** start **

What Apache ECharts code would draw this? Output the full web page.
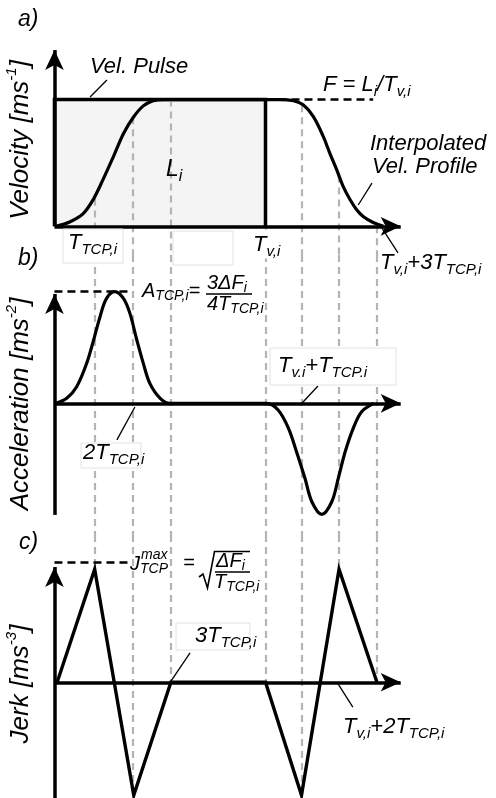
<!DOCTYPE html>
<html><head><meta charset="utf-8">
<script src="https://cdn.jsdelivr.net/npm/echarts@6/dist/echarts.min.js"></script>
<style>html,body{margin:0;padding:0;background:#fff}#c{width:496px;height:798px}</style>
</head><body><div id="c"></div>
<script>
// ---------- data (time in units of T_TCP,i) ----------
const GUIDE_T    = [1, 2, 3, 5.47, 6.41, 7.39, 8.38];
const GUIDE_VEL  = [0.22, 0.86, 1.0, 0, 0.955, 0.40, 0];
const GUIDE_JERK = [1, -1, 0, 0, -1, 1, 0];

const PULSE_T = [-0.04, -0.04, 5.47, 5.47];
const PULSE_V = [0, 1, 1, 0];

const VEL_T = [0, 0.37, 0.71, 0.97, 1.23, 1.50, 1.76, 2.02, 2.28, 2.54, 2.80, 3.0,
               5.47, 5.85, 6.20, 6.46, 6.72, 6.98, 7.15, 7.33, 7.50, 7.68, 7.85, 8.02, 8.28, 8.55];
const VEL_V = [0, 0.036, 0.10, 0.21, 0.37, 0.55, 0.73, 0.86, 0.95, 0.99, 1.0, 1.0,
               1.0, 1.0, 0.99, 0.957, 0.865, 0.707, 0.576, 0.445, 0.313, 0.209, 0.13, 0.077, 0.03, 0.0];

const ACC_T = [0, 0.28, 0.54, 0.80, 0.97, 1.15, 1.32, 1.54, 1.76, 1.93, 2.11, 2.28, 2.45, 2.72, 2.98,
               5.50, 5.80, 6.07, 6.28, 6.50, 6.68, 6.94, 7.20, 7.37, 7.55, 7.76, 7.98, 8.30];
const ACC_V = [0, 0.045, 0.149, 0.358, 0.552, 0.776, 0.94, 1.0, 0.94, 0.806, 0.567, 0.358, 0.179, 0.045, 0,
               0, -0.06, -0.224, -0.434, -0.672, -0.882, -0.995, -0.882, -0.672, -0.434, -0.224, -0.075, 0];

const JERK_T = [0.03, 1.01, 2.03, 3.0, 5.47, 6.41, 7.39, 8.38];
const JERK_V = [0, 1, -1, 0, 0, -1, 1, 0];

// reference (dashed) levels: [from t, to t, level]
const REF_VEL  = [5.47, 8.28, 1.0];
const REF_ACC  = [-0.04, 1.88, 1.0];
const REF_JERK = [-0.04, 1.88, 1.06];

// leader lines: [[t1,y1],[t2,y2]]
const LEAD_VEL  = [[[0.89, 1.02], [1.33, 1.154]], [[7.89, 0.168], [8.25, 0.341]], [[8.46, 0.01], [8.93, -0.21]]];
const LEAD_ACC  = [[[6.42, 0], [6.84, 0.155]], [[2.06, -0.033], [1.59, -0.328]]];
const LEAD_JERK = [[[2.98, 0], [3.50, 0.26]], [[7.34, 0], [7.75, -0.22]]];

// axis extents
const AXIS_T0 = -0.04, AXIS_T1 = 9.0;
const AXIS_Y0 = [0, -1.0, -1.024];
const AXIS_Y1 = [1.39, 0.98, 1.02];

// ---------- layout ----------
const X_RANGE = [-1.462, 11.488];
const Y_RANGE = [[-0.2263, 1.785], [-1.180, 1.329], [-1.024, 1.3035]];
const GRID_TOP = [0, 255, 535], GRID_H = [255, 280, 263];
const FONT = '"Liberation Sans", Arial, Helvetica, sans-serif';

const pairs = (xs, ys) => xs.map((x, i) => [x, ys[i]]);
const base = gi => ({type: 'line', xAxisIndex: gi, yAxisIndex: gi, symbol: 'none', silent: true, animation: false});

function guides(gi, tops, bottoms) {
  return Object.assign(base(gi), {
    data: [], z: 2,
    markLine: {silent: true, animation: false, symbol: ['none', 'none'], label: {show: false},
      lineStyle: {color: '#b4b4b4', width: 2.2, type: [7, 5]},
      emphasis: {disabled: true},
      data: GUIDE_T.map((t, i) => [{coord: [t, tops[i]]}, {coord: [t, bottoms[i]]}])}
  });
}
function axes(gi) {
  return Object.assign(base(gi), {
    data: [], z: 6,
    markLine: {silent: true, animation: false, symbol: ['none', 'arrow'], symbolSize: [14, 20], label: {show: false},
      lineStyle: {color: '#000', width: 3.5, type: 'solid'}, emphasis: {disabled: true},
      data: [[{coord: [AXIS_T0, 0]}, {coord: [AXIS_T1, 0]}],
             [{coord: [AXIS_T0, AXIS_Y0[gi]]}, {coord: [AXIS_T0, AXIS_Y1[gi]]}]]}
  });
}
function refLine(gi, r) {
  return Object.assign(base(gi), {
    data: [], z: 3,
    markLine: {silent: true, animation: false, symbol: ['none', 'none'], label: {show: false},
      lineStyle: {color: '#000', width: 2.6, type: [8, 5]}, emphasis: {disabled: true},
      data: [[{coord: [r[0], r[2]]}, {coord: [r[1], r[2]]}]]}
  });
}
function leaders(gi, L) {
  return Object.assign(base(gi), {
    data: [], z: 6,
    markLine: {silent: true, animation: false, symbol: ['none', 'none'], label: {show: false},
      lineStyle: {color: '#000', width: 1.3, type: 'solid'}, emphasis: {disabled: true},
      data: L.map(s => [{coord: s[0]}, {coord: s[1]}])}
  });
}

const series = [
  Object.assign(base(0), {data: pairs(PULSE_T, PULSE_V), z: 1, lineStyle: {width: 0}, areaStyle: {color: '#f4f4f4', opacity: 1}}),
  guides(0, GUIDE_VEL, GUIDE_T.map(() => Y_RANGE[0][0])),
  Object.assign(base(0), {data: pairs(PULSE_T, PULSE_V), z: 4, lineStyle: {color: '#000', width: 3.5, join: 'miter'}}),
  refLine(0, REF_VEL),
  Object.assign(base(0), {data: pairs(VEL_T, VEL_V), z: 5, smooth: 0.35, lineStyle: {color: '#000', width: 3.2}}),
  axes(0), leaders(0, LEAD_VEL),

  guides(1, GUIDE_T.map(() => Y_RANGE[1][1]), GUIDE_T.map(() => Y_RANGE[1][0])),
  refLine(1, REF_ACC),
  Object.assign(base(1), {data: pairs(ACC_T, ACC_V), z: 5, smooth: 0.35, lineStyle: {color: '#000', width: 3.2}}),
  axes(1), leaders(1, LEAD_ACC),

  guides(2, GUIDE_T.map(() => Y_RANGE[2][1]), GUIDE_JERK),
  refLine(2, REF_JERK),
  Object.assign(base(2), {data: pairs(JERK_T, JERK_V), z: 5, lineStyle: {color: '#000', width: 3.4, join: 'miter'}}),
  axes(2), leaders(2, LEAD_JERK)
];

// ---------- text ----------
const tok = (size, lh, pad) => {
  const o = {fontFamily: FONT, fontStyle: 'italic', fontSize: size, lineHeight: lh, fill: '#000'};
  if (pad) o.padding = pad;
  return o;
};
const RICH = {
  m: tok(22, 30), s: tok(15, 30, [14, 0, 0, 0]),
  fm: tok(20, 26), fs: tok(14, 26, [11, 0, 0, 0]), fx: tok(14, 26),
  L: tok(23, 30), Ls: tok(16, 30, [14, 0, 0, 0]),
  ax: tok(26, 32), sup: tok(15, 32, [0, 0, 18, 0]),
  p: tok(23, 30)
};
const T = (x, y, text, extra) => ({
  type: 'text', x, y, z: 100, silent: true,
  style: Object.assign({text, rich: RICH, align: 'left', verticalAlign: 'middle', textAlign: 'left', textVerticalAlign: 'middle',
    fontFamily: FONT, fontStyle: 'italic', fontSize: 22, fill: '#000'}, extra || {})
});
const AX = (x, y, text) => Object.assign(T(x, y, text, {align: 'center', textAlign: 'center'}), {rotation: Math.PI / 2});
const BOX = (x, y, w, h, stroke) => ({type: 'rect', z: 90, silent: true, shape: {x, y, width: w, height: h},
  style: {fill: '#fff', stroke: stroke || '#e2e2e2', lineWidth: 1}});
const LN = (x1, y1, x2, y2, w) => ({type: 'line', z: 100, silent: true, shape: {x1, y1, x2, y2}, style: {stroke: '#000', lineWidth: w || 1.5}});

const graphic = [
  T(18, 20, '{p|a)}'), T(18, 259, '{p|b)}'), T(19, 543, '{p|c)}'),
  AX(21, 140, '{ax|Velocity [ms}{sup|-1}{ax|]}'),
  AX(21, 404, '{ax|Acceleration [ms}{sup|-2}{ax|]}'),
  AX(21, 684, '{ax|Jerk [ms}{sup|-3}{ax|]}'),
  T(90, 67, '{m|Vel. Pulse}'),
  T(323, 85, '{m|F = L}{s|i}{m|/T}{s|v,i}'),
  T(370, 144, '{m|Interpolated}'),
  T(372, 167, '{m|Vel. Profile}'),
  T(166, 170, '{L|L}{Ls|i}'),
  BOX(63, 229, 60, 34), T(68, 243, '{m|T}{s|TCP,i}'),
  BOX(173, 231, 60, 34),
  BOX(251, 230, 32, 28, '#fff'), T(253, 245, '{m|T}{s|v,i}'),
  T(380, 263, '{m|T}{s|v,i}{m|+3T}{s|TCP,i}'),
  // A formula
  T(142, 291, '{fm|A}{fs|TCP,i}{fm|=}'),
  T(207, 283, '{fm|3ΔF}{fs|i}'),
  LN(206, 294, 252, 294, 1.6),
  T(207, 304, '{fm|4T}{fs|TCP,i}'),
  BOX(270, 348, 126, 37), T(278, 366, '{m|T}{s|v.i}{m|+T}{s|TCP.i}'),
  BOX(81, 443, 60, 25), T(83, 453, '{m|2T}{s|TCP,i}'),
  // J formula
  T(130, 564, '{fm|J}'),
  T(141, 555, '{fx|max}'),
  T(140, 569, '{fx|TCP}'),
  T(183, 563, '{fm|=}'),
  {type: 'polyline', z: 100, silent: true, shape: {points: [[199, 577], [203, 574], [207.5, 588], [214.5, 551.5], [250, 551.5]]},
    style: {stroke: '#000', fill: null, lineWidth: 1.6}},
  T(216, 561, '{fm|ΔF}{fs|i}'),
  LN(215, 572, 250, 572, 1.6),
  T(214, 582, '{fm|T}{fs|TCP,i}'),
  BOX(176, 623, 74, 27), T(195, 636, '{m|3T}{s|TCP,i}'),
  T(343, 727, '{m|T}{s|v,i}{m|+2T}{s|TCP,i}')
];

const chart = echarts.init(document.getElementById('c'), null, {renderer: 'canvas'});
chart.setOption({
  animation: false,
  backgroundColor: '#fff',
  grid: GRID_TOP.map((t, i) => ({left: 0, right: 0, top: t, height: GRID_H[i], containLabel: false, outerBoundsMode: 'none'})),
  xAxis: [0, 1, 2].map(i => ({type: 'value', gridIndex: i, min: X_RANGE[0], max: X_RANGE[1], show: false})),
  yAxis: [0, 1, 2].map(i => ({type: 'value', gridIndex: i, min: Y_RANGE[i][0], max: Y_RANGE[i][1], show: false})),
  series,
  graphic
});
</script></body></html>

** end **

→ Task prompt: Write out the lines from the start of the material to the line with "0.077, 0.03, 0.0];", inclusive and exactly. Skip the pictures.

→ The reply:
What Apache ECharts code would draw this? Output the full web page.
<!DOCTYPE html>
<html><head><meta charset="utf-8">
<script src="https://cdn.jsdelivr.net/npm/echarts@6/dist/echarts.min.js"></script>
<style>html,body{margin:0;padding:0;background:#fff}#c{width:496px;height:798px}</style>
</head><body><div id="c"></div>
<script>
// ---------- data (time in units of T_TCP,i) ----------
const GUIDE_T    = [1, 2, 3, 5.47, 6.41, 7.39, 8.38];
const GUIDE_VEL  = [0.22, 0.86, 1.0, 0, 0.955, 0.40, 0];
const GUIDE_JERK = [1, -1, 0, 0, -1, 1, 0];

const PULSE_T = [-0.04, -0.04, 5.47, 5.47];
const PULSE_V = [0, 1, 1, 0];

const VEL_T = [0, 0.37, 0.71, 0.97, 1.23, 1.50, 1.76, 2.02, 2.28, 2.54, 2.80, 3.0,
               5.47, 5.85, 6.20, 6.46, 6.72, 6.98, 7.15, 7.33, 7.50, 7.68, 7.85, 8.02, 8.28, 8.55];
const VEL_V = [0, 0.036, 0.10, 0.21, 0.37, 0.55, 0.73, 0.86, 0.95, 0.99, 1.0, 1.0,
               1.0, 1.0, 0.99, 0.957, 0.865, 0.707, 0.576, 0.445, 0.313, 0.209, 0.13, 0.077, 0.03, 0.0];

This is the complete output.